Request: Can you write out all the lines word for word, with no pictures?

## BEGIN

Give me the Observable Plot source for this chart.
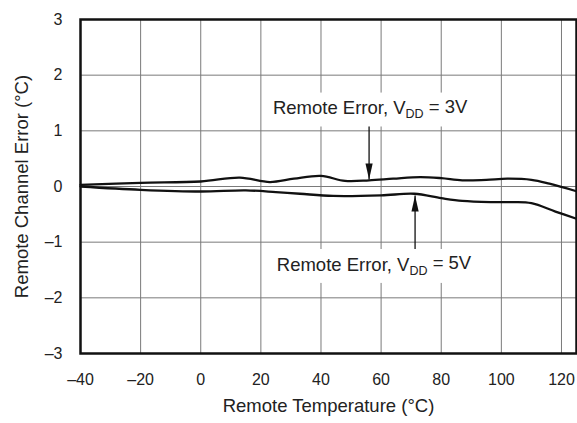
<!DOCTYPE html>
<html><head><meta charset="utf-8">
<script src="https://cdn.jsdelivr.net/npm/d3@7"></script>
<script src="https://cdn.jsdelivr.net/npm/@observablehq/plot@0.6"></script>
<style>body{margin:0;background:#fff;font-family:"Liberation Sans",Arial,sans-serif;}</style>
</head><body><div id="chart"></div>
<script>
// Data
const temp3V = [-40,-20,0,13,23,31,40,48,56,64,73,80,87,95,102,110,116,125];
const err3V  = [0.03,0.066,0.09,0.16,0.08,0.14,0.19,0.10,0.11,0.14,0.17,0.15,0.11,0.12,0.14,0.12,0.05,-0.085];
const temp5V = [-40,-20,0,15,25,33,44,60,71,80,87,97,104,110,118,125];
const err5V  = [0.0,-0.06,-0.09,-0.07,-0.10,-0.13,-0.17,-0.16,-0.13,-0.21,-0.26,-0.28,-0.28,-0.30,-0.45,-0.58];
const xTicks = [-40,-20,0,20,40,60,80,100,120];
const yTicks = [-3,-2,-1,0,1,2,3];
const xLabel = "Remote Temperature (°C)";
const yLabel = "Remote Channel Error (°C)";
// annotations (data units)
const notes = [
  {label: "Remote Error, V_DD = 3V", x: 24, y: 1.40, ax: 56, ay1: 1.10, ay2: 0.126, dir: "down"},
  {label: "Remote Error, V_DD = 5V", x: 25.3, y: -1.41, ax: 71.3, ay1: -1.15, ay2: -0.162, dir: "up"}
];

const s3 = temp3V.map((t,i)=>({t, e: err3V[i]}));
const s5 = temp5V.map((t,i)=>({t, e: err5V[i]}));
const fmt = d => d < 0 ? "\u2013" + (-d) : String(d);

const headSymbol = {draw(ctx){ ctx.moveTo(0,0); ctx.lineTo(-3.6,16); ctx.lineTo(3.6,16); ctx.closePath(); }};

const plot = Plot.plot({
  width: 577, height: 423,
  marginLeft: 80, marginRight: 1, marginTop: 19, marginBottom: 70,
  style: {fontFamily: '"Liberation Sans", Arial, sans-serif', color: "#222", background: "#fff"},
  x: {domain: [-40, 125]},
  y: {domain: [-3, 3]},
  marks: [
    Plot.gridX(xTicks, {stroke: "#7a7a7a", strokeOpacity: 1, strokeWidth: 1}),
    Plot.gridY(yTicks, {stroke: "#7a7a7a", strokeOpacity: 1, strokeWidth: 1}),
    Plot.axisX(xTicks, {tickSize: 0, tickPadding: 20, fontSize: 16, tickFormat: fmt, label: null}),
    Plot.axisY(yTicks, {tickSize: 0, tickPadding: 18, fontSize: 16, tickFormat: fmt, label: null}),
    Plot.text([xLabel], {frameAnchor: "bottom", textAnchor: "middle", dy: 58, fontSize: 18.5, fill: "#222"}),
    Plot.text([yLabel], {frameAnchor: "left", textAnchor: "middle", dx: -58, rotate: -90, fontSize: 18.5, fill: "#222"}),
    Plot.line(s3, {x: "t", y: "e", curve: "catmull-rom", stroke: "#111", strokeWidth: 2.3}),
    Plot.line(s5, {x: "t", y: "e", curve: "catmull-rom", stroke: "#111", strokeWidth: 2.3}),
    Plot.link(notes, {x1: "ax", x2: "ax", y1: "ay1", y2: "ay2", stroke: "#111", strokeWidth: 1.3}),
    Plot.dot(notes, {x: "ax", y: "ay2", symbol: headSymbol, fill: "#111", stroke: "none", r: 4, rotate: d => d.dir === "down" ? 180 : 0}),
    Plot.text(notes, {x: "x", y: "y", text: "label", textAnchor: "start", fontSize: 18.5, fill: "#222"}),
    Plot.frame({stroke: "#111", strokeWidth: 2.5})
  ]
});
document.getElementById("chart").appendChild(plot);

// subscripts + white boxes behind annotation texts
const svg = d3.select(plot);
const targets = [];
svg.selectAll("text").each(function(){ if (this.textContent.includes("_DD")) targets.push(this); });
targets.forEach(node => {
  const [pre, post] = node.textContent.split("_DD");
  const el = d3.select(node);
  el.text(null);
  el.append("tspan").text(pre);
  el.append("tspan").attr("font-size", "12.5px").attr("dy", "0.32em").text("DD");
  el.append("tspan").attr("dy", "-0.32em").text(post);
  const bb = node.getBBox();
  const rect = document.createElementNS("http://www.w3.org/2000/svg", "rect");
  rect.setAttribute("x", bb.x - 9);
  rect.setAttribute("y", bb.y - 3);
  rect.setAttribute("width", bb.width + 16);
  rect.setAttribute("height", bb.height + 8);
  rect.setAttribute("fill", "#fff");
  rect.setAttribute("stroke", "none");
  if (node.getAttribute("transform")) rect.setAttribute("transform", node.getAttribute("transform"));
  node.parentNode.insertBefore(rect, node);
});
</script></body></html>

## END

Exercise output:
Give me the Observable Plot source for this chart.
<!DOCTYPE html>
<html><head><meta charset="utf-8">
<script src="https://cdn.jsdelivr.net/npm/d3@7"></script>
<script src="https://cdn.jsdelivr.net/npm/@observablehq/plot@0.6"></script>
<style>body{margin:0;background:#fff;font-family:"Liberation Sans",Arial,sans-serif;}</style>
</head><body><div id="chart"></div>
<script>
// Data
const temp3V = [-40,-20,0,13,23,31,40,48,56,64,73,80,87,95,102,110,116,125];
const err3V  = [0.03,0.066,0.09,0.16,0.08,0.14,0.19,0.10,0.11,0.14,0.17,0.15,0.11,0.12,0.14,0.12,0.05,-0.085];
const temp5V = [-40,-20,0,15,25,33,44,60,71,80,87,97,104,110,118,125];
const err5V  = [0.0,-0.06,-0.09,-0.07,-0.10,-0.13,-0.17,-0.16,-0.13,-0.21,-0.26,-0.28,-0.28,-0.30,-0.45,-0.58];
const xTicks = [-40,-20,0,20,40,60,80,100,120];
const yTicks = [-3,-2,-1,0,1,2,3];
const xLabel = "Remote Temperature (°C)";
const yLabel = "Remote Channel Error (°C)";
// annotations (data units)
const notes = [
  {label: "Remote Error, V_DD = 3V", x: 24, y: 1.40, ax: 56, ay1: 1.10, ay2: 0.126, dir: "down"},
  {label: "Remote Error, V_DD = 5V", x: 25.3, y: -1.41, ax: 71.3, ay1: -1.15, ay2: -0.162, dir: "up"}
];

const s3 = temp3V.map((t,i)=>({t, e: err3V[i]}));
const s5 = temp5V.map((t,i)=>({t, e: err5V[i]}));
const fmt = d => d < 0 ? "\u2013" + (-d) : String(d);

const headSymbol = {draw(ctx){ ctx.moveTo(0,0); ctx.lineTo(-3.6,16); ctx.lineTo(3.6,16); ctx.closePath(); }};

const plot = Plot.plot({
  width: 577, height: 423,
  marginLeft: 80, marginRight: 1, marginTop: 19, marginBottom: 70,
  style: {fontFamily: '"Liberation Sans", Arial, sans-serif', color: "#222", background: "#fff"},
  x: {domain: [-40, 125]},
  y: {domain: [-3, 3]},
  marks: [
    Plot.gridX(xTicks, {stroke: "#7a7a7a", strokeOpacity: 1, strokeWidth: 1}),
    Plot.gridY(yTicks, {stroke: "#7a7a7a", strokeOpacity: 1, strokeWidth: 1}),
    Plot.axisX(xTicks, {tickSize: 0, tickPadding: 20, fontSize: 16, tickFormat: fmt, label: null}),
    Plot.axisY(yTicks, {tickSize: 0, tickPadding: 18, fontSize: 16, tickFormat: fmt, label: null}),
    Plot.text([xLabel], {frameAnchor: "bottom", textAnchor: "middle", dy: 58, fontSize: 18.5, fill: "#222"}),
    Plot.text([yLabel], {frameAnchor: "left", textAnchor: "middle", dx: -58, rotate: -90, fontSize: 18.5, fill: "#222"}),
    Plot.line(s3, {x: "t", y: "e", curve: "catmull-rom", stroke: "#111", strokeWidth: 2.3}),
    Plot.line(s5, {x: "t", y: "e", curve: "catmull-rom", stroke: "#111", strokeWidth: 2.3}),
    Plot.link(notes, {x1: "ax", x2: "ax", y1: "ay1", y2: "ay2", stroke: "#111", strokeWidth: 1.3}),
    Plot.dot(notes, {x: "ax", y: "ay2", symbol: headSymbol, fill: "#111", stroke: "none", r: 4, rotate: d => d.dir === "down" ? 180 : 0}),
    Plot.text(notes, {x: "x", y: "y", text: "label", textAnchor: "start", fontSize: 18.5, fill: "#222"}),
    Plot.frame({stroke: "#111", strokeWidth: 2.5})
  ]
});
document.getElementById("chart").appendChild(plot);

// subscripts + white boxes behind annotation texts
const svg = d3.select(plot);
const targets = [];
svg.selectAll("text").each(function(){ if (this.textContent.includes("_DD")) targets.push(this); });
targets.forEach(node => {
  const [pre, post] = node.textContent.split("_DD");
  const el = d3.select(node);
  el.text(null);
  el.append("tspan").text(pre);
  el.append("tspan").attr("font-size", "12.5px").attr("dy", "0.32em").text("DD");
  el.append("tspan").attr("dy", "-0.32em").text(post);
  const bb = node.getBBox();
  const rect = document.createElementNS("http://www.w3.org/2000/svg", "rect");
  rect.setAttribute("x", bb.x - 9);
  rect.setAttribute("y", bb.y - 3);
  rect.setAttribute("width", bb.width + 16);
  rect.setAttribute("height", bb.height + 8);
  rect.setAttribute("fill", "#fff");
  rect.setAttribute("stroke", "none");
  if (node.getAttribute("transform")) rect.setAttribute("transform", node.getAttribute("transform"));
  node.parentNode.insertBefore(rect, node);
});
</script></body></html>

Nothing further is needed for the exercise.